Roy Lichtenstein (1923-1997) was born in New York City, the son of a successful real estate developer, As a boy Lichtenstein had a passion for both science and comic books. In his teens, he became interested in art.
Lichtenstein attended Ohio State University in Columbus. His college studies were interrupted in 1943, when he was drafted. In 1946, he returned to Ohio to complete his undergraduate degree and master's degree—both in fine arts.
In the late 1940s, Lichtenstein often took his artistic subjects from mythology and from American history and folklore, and he painted those subjects in styles that paid homage to earlier art, from the 18th century through modernism.
Roy began experimenting with different subjects and methods in the early 1960s, His newer work was both a commentary on American popular culture and a reaction to the recent success of Abstract Expressionist. Instead of painting abstract, often subject-less canvases as Pollock and others had had done, Lichtenstein took his imagery directly from comic books and advertising.
Inspired by advertisements and comic strips, Lichtenstein became a leading figure of the new Pop Art movement. His bright, graphic works parodied American popular culture and the art world itself. His best-known work from this period is "Whaam!," and ''Drowning Girl'' which he painted in 1963, which are generally regarded as his most famous works. Lichtenstein became known for his subversive way of mass-reproduced images.
''When I used cartoon images,
I used them ironically, to raise the question:
Why would anyone want to do this with modern painting?'
By the mid-1960s, he was nationally known and recognized as a leader in the Pop Art movement that also included Andy Warhol, James Rosenquist and Claes Oldenburg.
By the late 1960s, Lichtenstein stops using comic book sources. In the 1970s, his focus turned to creating paintings that referred to the art of early 20th century masters like Picasso, Henri Matisse, Fernand Léger and Salvador Dalí.
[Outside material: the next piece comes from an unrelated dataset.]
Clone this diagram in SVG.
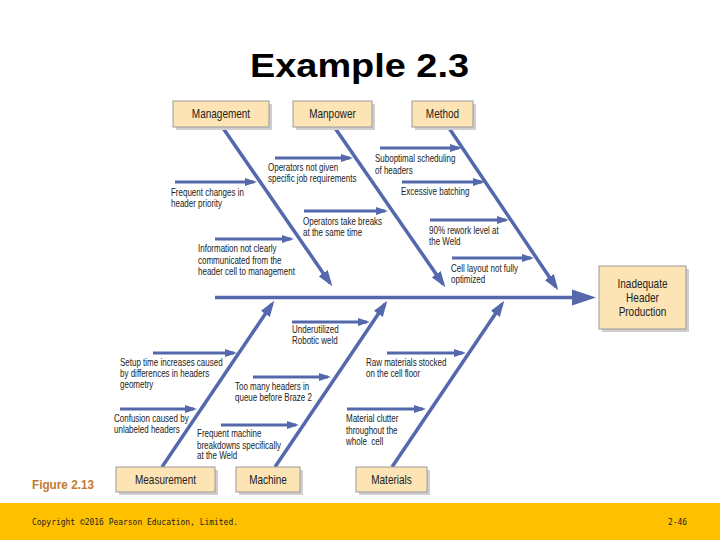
<svg xmlns="http://www.w3.org/2000/svg" width="720" height="540" viewBox="0 0 720 540">
<style>
.box{fill:#FCE4B4;stroke:#9a9a9a;stroke-width:1}
.shadow{fill:#cfcfcf}
.bl{font-family:"Liberation Sans",Arial,sans-serif;font-size:12.5px;fill:#222;text-anchor:middle}
.lb{font-family:"Liberation Sans",Arial,sans-serif;font-size:10px;fill:#222}
.bone{stroke:#5468AB;stroke-width:3.5;fill:none}
.sub{stroke:#5468AB;stroke-width:3;fill:none}
</style>
<defs>
<marker id="big" markerUnits="userSpaceOnUse" markerWidth="16" markerHeight="11" refX="12" refY="5.5" orient="auto"><path d="M0,0 L16,5.5 L0,11 Z" fill="#5468AB"/></marker>
<marker id="small" markerUnits="userSpaceOnUse" markerWidth="12" markerHeight="8" refX="9" refY="4" orient="auto"><path d="M0,0 L12,4 L0,8 Z" fill="#5468AB"/></marker>
</defs>
<rect width="720" height="540" fill="#ffffff"/>
<text x="250" y="77" font-family="Liberation Sans, Arial, sans-serif" font-size="34" font-weight="bold" fill="#000" textLength="219" lengthAdjust="spacingAndGlyphs">Example 2.3</text>

<g id="connectors">
<line class="bone" x1="215" y1="297.5" x2="574" y2="297.5" stroke-width="4.5"/>
<polygon points="572,289.5 596,297.5 572,305.5" fill="#5468AB"/>
<line class="bone" x1="223" y1="128" x2="330" y2="283" marker-end="url(#big)"/>
<line class="bone" x1="335" y1="128" x2="443" y2="284" marker-end="url(#big)"/>
<line class="bone" x1="449" y1="128" x2="556" y2="287" marker-end="url(#big)"/>
<line class="bone" x1="162" y1="467" x2="272" y2="304" marker-end="url(#big)"/>
<line class="bone" x1="275" y1="467" x2="385" y2="304" marker-end="url(#big)"/>
<line class="bone" x1="392" y1="467" x2="502" y2="304" marker-end="url(#big)"/>
<line class="sub" x1="275" y1="158" x2="350" y2="158" marker-end="url(#small)"/>
<line class="sub" x1="380" y1="148" x2="459" y2="148" marker-end="url(#small)"/>
<line class="sub" x1="402" y1="182" x2="482" y2="182" marker-end="url(#small)"/>
<line class="sub" x1="175" y1="182" x2="254" y2="182" marker-end="url(#small)"/>
<line class="sub" x1="304" y1="211" x2="385" y2="211" marker-end="url(#small)"/>
<line class="sub" x1="430" y1="220" x2="506" y2="220" marker-end="url(#small)"/>
<line class="sub" x1="215" y1="239" x2="291" y2="239" marker-end="url(#small)"/>
<line class="sub" x1="452" y1="258" x2="531" y2="258" marker-end="url(#small)"/>
<line class="sub" x1="292" y1="322" x2="367" y2="322" marker-end="url(#small)"/>
<line class="sub" x1="153" y1="353" x2="234" y2="353" marker-end="url(#small)"/>
<line class="sub" x1="387" y1="353" x2="463" y2="353" marker-end="url(#small)"/>
<line class="sub" x1="253" y1="377" x2="328" y2="377" marker-end="url(#small)"/>
<line class="sub" x1="120" y1="409" x2="194" y2="409" marker-end="url(#small)"/>
<line class="sub" x1="347" y1="409" x2="423" y2="409" marker-end="url(#small)"/>
<line class="sub" x1="221" y1="425" x2="296" y2="425" marker-end="url(#small)"/>
</g>

<g id="management"><rect class="shadow" x="176" y="104" width="96" height="26"/><rect class="box" x="173" y="101" width="96" height="26"/><text class="bl" transform="scale(0.8,1)" x="276.25" y="118.5">Management</text></g>
<g id="manpower"><rect class="shadow" x="296" y="104" width="79" height="26"/><rect class="box" x="293" y="101" width="79" height="26"/><text class="bl" transform="scale(0.8,1)" x="415.625" y="118.5">Manpower</text></g>
<g id="method"><rect class="shadow" x="415" y="104" width="61" height="26"/><rect class="box" x="412" y="101" width="61" height="26"/><text class="bl" transform="scale(0.8,1)" x="553.125" y="118.5">Method</text></g>
<g id="effect"><rect class="shadow" x="602" y="269" width="87" height="63"/><rect class="box" x="599" y="266" width="87" height="63"/><text class="bl" transform="scale(0.8,1)" x="803.125" y="288.5">Inadequate</text><text class="bl" transform="scale(0.8,1)" x="803.125" y="302">Header</text><text class="bl" transform="scale(0.8,1)" x="803.125" y="316">Production</text></g>
<g id="measurement"><rect class="shadow" x="119" y="470" width="99" height="25"/><rect class="box" x="116" y="467" width="99" height="25"/><text class="bl" transform="scale(0.8,1)" x="206.875" y="484.5">Measurement</text></g>
<g id="machine"><rect class="shadow" x="239" y="470" width="64" height="25"/><rect class="box" x="236" y="467" width="64" height="25"/><text class="bl" transform="scale(0.8,1)" x="335" y="484.5">Machine</text></g>
<g id="materials"><rect class="shadow" x="359" y="470" width="71" height="25"/><rect class="box" x="356" y="467" width="71" height="25"/><text class="bl" transform="scale(0.8,1)" x="489.375" y="484.5">Materials</text></g>

<g id="causes" transform="scale(0.8,1)">
<text class="lb" x="335" y="171.5">Operators not given</text><text class="lb" x="335" y="182.5">specific job requirements</text>
<text class="lb" x="468.75" y="162.5">Suboptimal scheduling</text><text class="lb" x="468.75" y="174.5">of headers</text>
<text class="lb" x="501.25" y="195.5">Excessive batching</text>
<text class="lb" x="213.75" y="196.5">Frequent changes in</text><text class="lb" x="213.75" y="207">header priority</text>
<text class="lb" x="378.75" y="225.5">Operators take breaks</text><text class="lb" x="378.75" y="236">at the same time</text>
<text class="lb" x="536.25" y="234.5">90% rework level at</text><text class="lb" x="536.25" y="245.5">the Weld</text>
<text class="lb" x="247.5" y="252.5">Information not clearly</text><text class="lb" x="247.5" y="264">communicated from the</text><text class="lb" x="247.5" y="275.5">header cell to management</text>
<text class="lb" x="563.75" y="272.5">Cell layout not fully</text><text class="lb" x="563.75" y="283.5">optimized</text>
<text class="lb" x="365" y="333.5">Underutilized</text><text class="lb" x="365" y="344.5">Robotic weld</text>
<text class="lb" x="150" y="366.5">Setup time increases caused</text><text class="lb" x="150" y="377">by differences in headers</text><text class="lb" x="150" y="388.5">geometry</text>
<text class="lb" x="457.5" y="366.5">Raw materials stocked</text><text class="lb" x="457.5" y="377">on the cell floor</text>
<text class="lb" x="293.75" y="390.5">Too many headers in</text><text class="lb" x="293.75" y="401.5">queue before Braze 2</text>
<text class="lb" x="142.5" y="422.5">Confusion caused by</text><text class="lb" x="142.5" y="433.5">unlabeled headers</text>
<text class="lb" x="432.5" y="422.5">Material clutter</text><text class="lb" x="432.5" y="434">throughout the</text><text class="lb" x="432.5" y="445.5" xml:space="preserve">whole  cell</text>
<text class="lb" x="246.25" y="437.5">Frequent machine</text><text class="lb" x="246.25" y="449">breakdowns specifically</text><text class="lb" x="246.25" y="459.5">at the Weld</text>
</g>

<text x="32" y="489" font-family="Liberation Sans, Arial, sans-serif" font-size="12.5" font-weight="bold" fill="#C27A2E" textLength="62" lengthAdjust="spacingAndGlyphs">Figure 2.13</text>
<rect x="0" y="503" width="720" height="37" fill="#FFC000"/>
<text x="32" y="525" font-family="DejaVu Sans Mono, monospace" font-size="9.5" fill="#222" textLength="206" lengthAdjust="spacingAndGlyphs">Copyright ©2016 Pearson Education, Limited.</text>
<text x="668" y="525" font-family="DejaVu Sans Mono, monospace" font-size="9.5" fill="#222" textLength="19" lengthAdjust="spacingAndGlyphs">2-46</text>
</svg>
In the 1980s and '90s, he also painted representations of modern house interiors, brush strokes and mirror reflections, all in his trademark, cartoon-like style. He also began working in sculpture.
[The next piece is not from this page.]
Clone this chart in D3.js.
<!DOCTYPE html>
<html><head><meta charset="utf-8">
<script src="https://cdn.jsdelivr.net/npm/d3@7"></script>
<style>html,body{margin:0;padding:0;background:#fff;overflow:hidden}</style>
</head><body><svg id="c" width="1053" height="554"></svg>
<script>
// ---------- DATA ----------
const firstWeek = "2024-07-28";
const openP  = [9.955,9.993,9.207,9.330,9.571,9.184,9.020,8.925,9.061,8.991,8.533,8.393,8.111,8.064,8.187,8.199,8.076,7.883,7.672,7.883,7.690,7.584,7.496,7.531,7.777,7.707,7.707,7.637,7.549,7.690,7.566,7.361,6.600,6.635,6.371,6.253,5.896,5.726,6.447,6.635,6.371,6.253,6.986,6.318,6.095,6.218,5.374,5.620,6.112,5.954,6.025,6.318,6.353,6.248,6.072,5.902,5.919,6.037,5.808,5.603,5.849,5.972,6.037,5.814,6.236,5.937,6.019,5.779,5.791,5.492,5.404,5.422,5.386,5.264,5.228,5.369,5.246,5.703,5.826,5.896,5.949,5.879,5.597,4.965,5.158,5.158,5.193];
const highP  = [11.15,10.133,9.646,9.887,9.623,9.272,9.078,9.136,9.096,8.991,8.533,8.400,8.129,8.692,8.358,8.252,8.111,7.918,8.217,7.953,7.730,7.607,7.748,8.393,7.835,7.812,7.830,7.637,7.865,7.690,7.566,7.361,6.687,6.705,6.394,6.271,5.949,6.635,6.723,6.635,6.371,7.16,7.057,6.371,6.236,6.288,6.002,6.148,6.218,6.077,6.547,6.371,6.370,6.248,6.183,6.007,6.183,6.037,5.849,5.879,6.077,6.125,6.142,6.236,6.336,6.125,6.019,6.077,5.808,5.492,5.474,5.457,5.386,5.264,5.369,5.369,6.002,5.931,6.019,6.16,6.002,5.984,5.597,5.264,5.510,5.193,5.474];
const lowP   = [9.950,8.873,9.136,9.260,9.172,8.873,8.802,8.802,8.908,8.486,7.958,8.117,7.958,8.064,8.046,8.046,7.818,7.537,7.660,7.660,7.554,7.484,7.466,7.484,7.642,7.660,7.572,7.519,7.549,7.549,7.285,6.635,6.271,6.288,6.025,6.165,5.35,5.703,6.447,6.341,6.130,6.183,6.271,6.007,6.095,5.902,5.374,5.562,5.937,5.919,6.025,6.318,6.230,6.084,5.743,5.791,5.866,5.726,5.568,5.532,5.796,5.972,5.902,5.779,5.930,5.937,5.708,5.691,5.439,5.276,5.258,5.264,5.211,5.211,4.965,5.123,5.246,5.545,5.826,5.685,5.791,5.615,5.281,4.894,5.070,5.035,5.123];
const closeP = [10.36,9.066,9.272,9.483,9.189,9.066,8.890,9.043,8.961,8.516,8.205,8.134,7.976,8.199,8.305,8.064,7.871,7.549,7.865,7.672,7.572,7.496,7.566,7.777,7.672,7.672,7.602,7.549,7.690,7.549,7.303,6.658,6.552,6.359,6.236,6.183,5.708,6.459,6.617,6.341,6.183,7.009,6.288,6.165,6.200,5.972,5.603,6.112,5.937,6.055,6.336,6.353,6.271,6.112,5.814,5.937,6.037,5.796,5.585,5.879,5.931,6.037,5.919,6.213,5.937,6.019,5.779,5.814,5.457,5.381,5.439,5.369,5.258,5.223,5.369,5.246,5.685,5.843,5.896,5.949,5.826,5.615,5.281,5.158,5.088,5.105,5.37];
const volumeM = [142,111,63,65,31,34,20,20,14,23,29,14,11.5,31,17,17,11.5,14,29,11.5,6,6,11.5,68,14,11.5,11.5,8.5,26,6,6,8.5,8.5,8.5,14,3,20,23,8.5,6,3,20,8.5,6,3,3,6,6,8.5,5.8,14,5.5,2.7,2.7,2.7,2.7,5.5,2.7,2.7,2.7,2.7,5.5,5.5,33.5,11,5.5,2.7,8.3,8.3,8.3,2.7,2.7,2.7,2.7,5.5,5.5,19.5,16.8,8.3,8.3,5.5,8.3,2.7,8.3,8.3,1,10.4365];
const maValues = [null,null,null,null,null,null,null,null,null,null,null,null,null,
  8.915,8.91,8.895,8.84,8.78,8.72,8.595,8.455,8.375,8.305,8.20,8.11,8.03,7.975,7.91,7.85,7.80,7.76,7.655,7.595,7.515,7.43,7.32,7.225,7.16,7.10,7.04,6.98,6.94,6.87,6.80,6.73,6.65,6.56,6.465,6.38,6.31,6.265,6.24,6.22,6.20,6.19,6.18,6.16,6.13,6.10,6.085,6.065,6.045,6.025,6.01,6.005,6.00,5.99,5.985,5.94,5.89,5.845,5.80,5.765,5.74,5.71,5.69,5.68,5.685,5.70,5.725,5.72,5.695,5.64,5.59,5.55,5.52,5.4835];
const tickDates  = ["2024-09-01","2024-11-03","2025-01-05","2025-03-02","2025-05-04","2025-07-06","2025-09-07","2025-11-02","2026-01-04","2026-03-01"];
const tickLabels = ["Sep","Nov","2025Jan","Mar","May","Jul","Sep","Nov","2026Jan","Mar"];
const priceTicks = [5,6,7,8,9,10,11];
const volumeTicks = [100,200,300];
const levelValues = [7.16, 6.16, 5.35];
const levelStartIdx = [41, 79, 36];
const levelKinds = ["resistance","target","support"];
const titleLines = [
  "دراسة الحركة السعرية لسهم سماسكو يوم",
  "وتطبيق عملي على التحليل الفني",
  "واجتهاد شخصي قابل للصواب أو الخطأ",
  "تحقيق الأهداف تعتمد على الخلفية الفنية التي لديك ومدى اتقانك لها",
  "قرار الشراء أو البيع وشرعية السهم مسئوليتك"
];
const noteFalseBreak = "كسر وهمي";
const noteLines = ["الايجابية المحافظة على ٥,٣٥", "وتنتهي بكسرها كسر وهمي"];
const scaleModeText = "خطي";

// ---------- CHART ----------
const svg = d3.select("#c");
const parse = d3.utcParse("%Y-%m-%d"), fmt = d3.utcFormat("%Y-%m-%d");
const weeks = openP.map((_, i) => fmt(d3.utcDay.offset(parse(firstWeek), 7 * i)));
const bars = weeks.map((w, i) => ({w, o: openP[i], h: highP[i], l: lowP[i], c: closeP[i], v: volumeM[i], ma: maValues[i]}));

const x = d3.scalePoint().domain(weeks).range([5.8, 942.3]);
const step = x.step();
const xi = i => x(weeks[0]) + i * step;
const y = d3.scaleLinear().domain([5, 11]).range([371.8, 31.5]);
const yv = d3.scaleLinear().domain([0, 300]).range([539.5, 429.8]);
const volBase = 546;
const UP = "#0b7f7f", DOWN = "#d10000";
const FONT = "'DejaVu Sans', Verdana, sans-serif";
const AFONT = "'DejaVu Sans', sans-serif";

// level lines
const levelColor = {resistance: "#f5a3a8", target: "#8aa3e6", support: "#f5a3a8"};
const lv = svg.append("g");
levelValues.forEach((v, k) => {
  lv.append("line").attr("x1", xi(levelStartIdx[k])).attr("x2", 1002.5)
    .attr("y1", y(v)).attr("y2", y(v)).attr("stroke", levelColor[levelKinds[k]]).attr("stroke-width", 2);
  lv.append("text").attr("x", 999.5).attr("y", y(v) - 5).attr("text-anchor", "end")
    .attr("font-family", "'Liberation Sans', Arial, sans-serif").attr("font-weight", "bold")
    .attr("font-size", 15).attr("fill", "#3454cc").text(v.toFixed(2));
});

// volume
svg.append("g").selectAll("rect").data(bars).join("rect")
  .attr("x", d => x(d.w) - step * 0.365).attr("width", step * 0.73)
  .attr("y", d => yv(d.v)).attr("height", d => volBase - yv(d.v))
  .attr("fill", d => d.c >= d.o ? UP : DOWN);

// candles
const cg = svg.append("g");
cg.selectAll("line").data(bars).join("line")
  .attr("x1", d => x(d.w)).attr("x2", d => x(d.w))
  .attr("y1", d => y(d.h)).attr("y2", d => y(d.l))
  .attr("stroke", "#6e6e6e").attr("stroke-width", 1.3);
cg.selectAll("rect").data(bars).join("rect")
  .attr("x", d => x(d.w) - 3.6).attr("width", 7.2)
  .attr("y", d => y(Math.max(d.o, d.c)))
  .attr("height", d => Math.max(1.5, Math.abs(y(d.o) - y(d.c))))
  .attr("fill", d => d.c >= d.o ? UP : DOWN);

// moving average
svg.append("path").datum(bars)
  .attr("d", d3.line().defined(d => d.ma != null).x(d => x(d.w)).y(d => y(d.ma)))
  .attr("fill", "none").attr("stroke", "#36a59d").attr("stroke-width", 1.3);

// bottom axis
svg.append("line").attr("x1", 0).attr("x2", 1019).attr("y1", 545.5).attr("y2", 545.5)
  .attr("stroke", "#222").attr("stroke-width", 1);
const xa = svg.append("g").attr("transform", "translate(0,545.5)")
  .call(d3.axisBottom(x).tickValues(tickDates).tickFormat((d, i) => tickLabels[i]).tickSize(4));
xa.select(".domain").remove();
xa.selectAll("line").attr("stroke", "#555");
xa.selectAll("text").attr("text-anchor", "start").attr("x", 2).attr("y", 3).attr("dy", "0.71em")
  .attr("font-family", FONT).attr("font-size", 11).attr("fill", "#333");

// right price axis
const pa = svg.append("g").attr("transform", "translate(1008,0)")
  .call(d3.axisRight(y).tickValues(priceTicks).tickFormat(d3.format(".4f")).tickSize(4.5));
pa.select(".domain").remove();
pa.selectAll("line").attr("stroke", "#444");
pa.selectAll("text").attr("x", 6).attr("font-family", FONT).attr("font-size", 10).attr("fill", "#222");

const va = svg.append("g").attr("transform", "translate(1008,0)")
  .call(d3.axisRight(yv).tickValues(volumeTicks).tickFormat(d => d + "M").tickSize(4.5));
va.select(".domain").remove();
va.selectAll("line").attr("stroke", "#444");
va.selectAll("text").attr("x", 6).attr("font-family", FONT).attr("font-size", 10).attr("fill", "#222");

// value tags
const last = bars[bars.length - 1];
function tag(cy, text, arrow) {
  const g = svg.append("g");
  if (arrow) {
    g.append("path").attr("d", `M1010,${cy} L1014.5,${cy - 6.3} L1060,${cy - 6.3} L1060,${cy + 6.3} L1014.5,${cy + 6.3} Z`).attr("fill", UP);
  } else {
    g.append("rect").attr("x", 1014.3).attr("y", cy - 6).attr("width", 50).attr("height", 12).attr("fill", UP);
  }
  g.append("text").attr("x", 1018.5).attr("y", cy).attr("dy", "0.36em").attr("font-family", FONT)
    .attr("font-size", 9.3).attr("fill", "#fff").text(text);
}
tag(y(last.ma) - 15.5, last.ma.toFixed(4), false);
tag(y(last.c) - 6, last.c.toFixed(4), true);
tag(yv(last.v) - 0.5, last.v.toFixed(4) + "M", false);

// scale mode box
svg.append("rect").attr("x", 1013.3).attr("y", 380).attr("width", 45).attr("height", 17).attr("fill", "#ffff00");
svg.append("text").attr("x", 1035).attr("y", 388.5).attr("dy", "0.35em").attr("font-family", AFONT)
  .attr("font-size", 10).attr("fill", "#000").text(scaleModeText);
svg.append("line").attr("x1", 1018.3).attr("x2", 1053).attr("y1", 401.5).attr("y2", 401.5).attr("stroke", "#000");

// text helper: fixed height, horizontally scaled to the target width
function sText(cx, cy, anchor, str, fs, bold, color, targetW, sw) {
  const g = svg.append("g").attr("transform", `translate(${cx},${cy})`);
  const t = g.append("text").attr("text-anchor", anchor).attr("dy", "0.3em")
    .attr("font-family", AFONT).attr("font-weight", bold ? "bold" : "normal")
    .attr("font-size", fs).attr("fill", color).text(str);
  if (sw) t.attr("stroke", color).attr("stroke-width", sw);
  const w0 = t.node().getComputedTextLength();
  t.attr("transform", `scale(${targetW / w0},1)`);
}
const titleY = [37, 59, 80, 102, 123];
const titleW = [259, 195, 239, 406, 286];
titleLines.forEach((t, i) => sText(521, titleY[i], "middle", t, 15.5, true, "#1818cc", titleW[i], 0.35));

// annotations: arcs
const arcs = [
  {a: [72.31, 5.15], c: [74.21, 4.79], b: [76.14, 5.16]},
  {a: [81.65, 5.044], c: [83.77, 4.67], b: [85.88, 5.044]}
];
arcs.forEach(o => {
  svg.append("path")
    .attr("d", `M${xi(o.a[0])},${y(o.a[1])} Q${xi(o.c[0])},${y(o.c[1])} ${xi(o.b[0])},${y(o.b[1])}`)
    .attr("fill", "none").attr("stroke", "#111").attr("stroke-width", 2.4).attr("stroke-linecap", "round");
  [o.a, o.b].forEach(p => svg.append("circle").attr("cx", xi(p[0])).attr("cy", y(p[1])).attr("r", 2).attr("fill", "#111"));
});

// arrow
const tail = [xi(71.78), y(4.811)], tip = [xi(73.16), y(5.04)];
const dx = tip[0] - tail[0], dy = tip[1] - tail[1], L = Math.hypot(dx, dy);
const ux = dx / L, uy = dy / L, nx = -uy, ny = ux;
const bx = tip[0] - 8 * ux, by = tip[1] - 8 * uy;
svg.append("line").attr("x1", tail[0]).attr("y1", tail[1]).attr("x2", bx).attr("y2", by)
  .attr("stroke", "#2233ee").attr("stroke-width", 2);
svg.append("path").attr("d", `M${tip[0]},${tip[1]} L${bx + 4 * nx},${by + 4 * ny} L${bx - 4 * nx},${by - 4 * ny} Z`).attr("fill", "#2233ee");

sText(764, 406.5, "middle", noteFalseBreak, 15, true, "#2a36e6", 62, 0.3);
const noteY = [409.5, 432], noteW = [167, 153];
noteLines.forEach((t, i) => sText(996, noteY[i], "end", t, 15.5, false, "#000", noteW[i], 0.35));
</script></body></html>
Although Lichtenstein was made famous for his artworks that featured comic books as his sources, he eventually stopped this technique during the latter parts of the 1960s. During the 1970s, the artist became more drawn towards creating artworks that had references to various artists in the 20th century. These artists whom he referred most of his masterpieces to included Salvador Dali, Claude Monet, Picasso and Vincent van Gogh.
Lichtenstein died of complications from pneumonia on September 29, 1997.